● Problem statement
Return all lines in the material below that contain "React".

● Given data
----------------------------------------
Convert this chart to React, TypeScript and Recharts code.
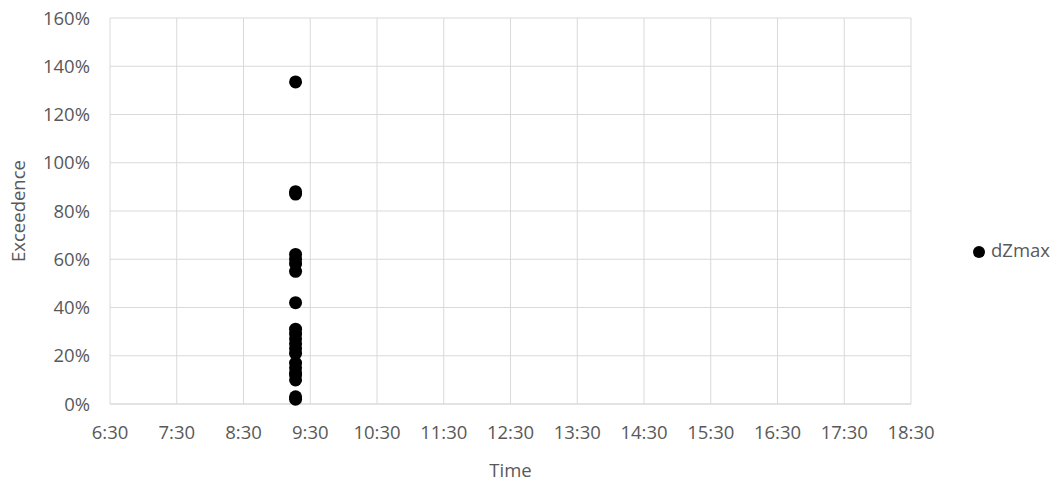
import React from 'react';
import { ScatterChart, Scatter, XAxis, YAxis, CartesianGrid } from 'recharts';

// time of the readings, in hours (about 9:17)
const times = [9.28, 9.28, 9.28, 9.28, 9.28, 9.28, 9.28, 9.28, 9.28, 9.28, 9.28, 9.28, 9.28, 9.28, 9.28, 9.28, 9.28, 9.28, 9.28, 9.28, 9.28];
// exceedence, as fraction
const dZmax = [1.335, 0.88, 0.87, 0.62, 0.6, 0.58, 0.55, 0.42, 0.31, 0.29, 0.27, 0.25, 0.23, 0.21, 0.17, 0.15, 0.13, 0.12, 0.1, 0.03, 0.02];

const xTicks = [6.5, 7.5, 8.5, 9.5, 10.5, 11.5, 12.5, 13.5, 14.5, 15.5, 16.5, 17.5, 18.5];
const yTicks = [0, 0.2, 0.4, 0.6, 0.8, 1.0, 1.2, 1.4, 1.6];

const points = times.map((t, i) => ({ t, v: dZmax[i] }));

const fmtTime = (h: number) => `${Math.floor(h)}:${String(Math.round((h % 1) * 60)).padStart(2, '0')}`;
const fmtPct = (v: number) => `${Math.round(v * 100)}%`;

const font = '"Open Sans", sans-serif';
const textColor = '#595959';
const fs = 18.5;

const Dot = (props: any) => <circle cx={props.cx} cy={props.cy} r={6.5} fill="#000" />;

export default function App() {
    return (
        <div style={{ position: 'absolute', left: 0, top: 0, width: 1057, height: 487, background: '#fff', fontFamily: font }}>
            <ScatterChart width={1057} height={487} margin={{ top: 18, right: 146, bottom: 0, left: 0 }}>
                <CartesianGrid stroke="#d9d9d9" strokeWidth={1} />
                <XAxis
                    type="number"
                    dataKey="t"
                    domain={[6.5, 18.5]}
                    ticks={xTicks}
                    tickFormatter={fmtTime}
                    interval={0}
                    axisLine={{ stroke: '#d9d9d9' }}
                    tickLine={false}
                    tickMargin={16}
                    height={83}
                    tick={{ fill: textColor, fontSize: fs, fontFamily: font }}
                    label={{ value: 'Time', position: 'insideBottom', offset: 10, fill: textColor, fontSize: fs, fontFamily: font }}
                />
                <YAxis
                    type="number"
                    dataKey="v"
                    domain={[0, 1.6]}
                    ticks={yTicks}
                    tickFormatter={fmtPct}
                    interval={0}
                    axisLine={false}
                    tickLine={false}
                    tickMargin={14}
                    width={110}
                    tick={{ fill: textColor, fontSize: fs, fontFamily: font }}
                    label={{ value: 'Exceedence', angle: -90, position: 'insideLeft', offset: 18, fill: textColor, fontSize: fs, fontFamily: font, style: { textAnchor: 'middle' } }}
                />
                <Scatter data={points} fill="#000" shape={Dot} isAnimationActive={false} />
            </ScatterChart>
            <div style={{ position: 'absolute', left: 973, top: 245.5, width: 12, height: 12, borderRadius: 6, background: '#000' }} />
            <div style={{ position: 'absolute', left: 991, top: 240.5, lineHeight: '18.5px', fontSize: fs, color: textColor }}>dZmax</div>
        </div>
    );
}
----------------------------------------
● Answer to the exercise
Convert this chart to React, TypeScript and Recharts code.
import React from 'react';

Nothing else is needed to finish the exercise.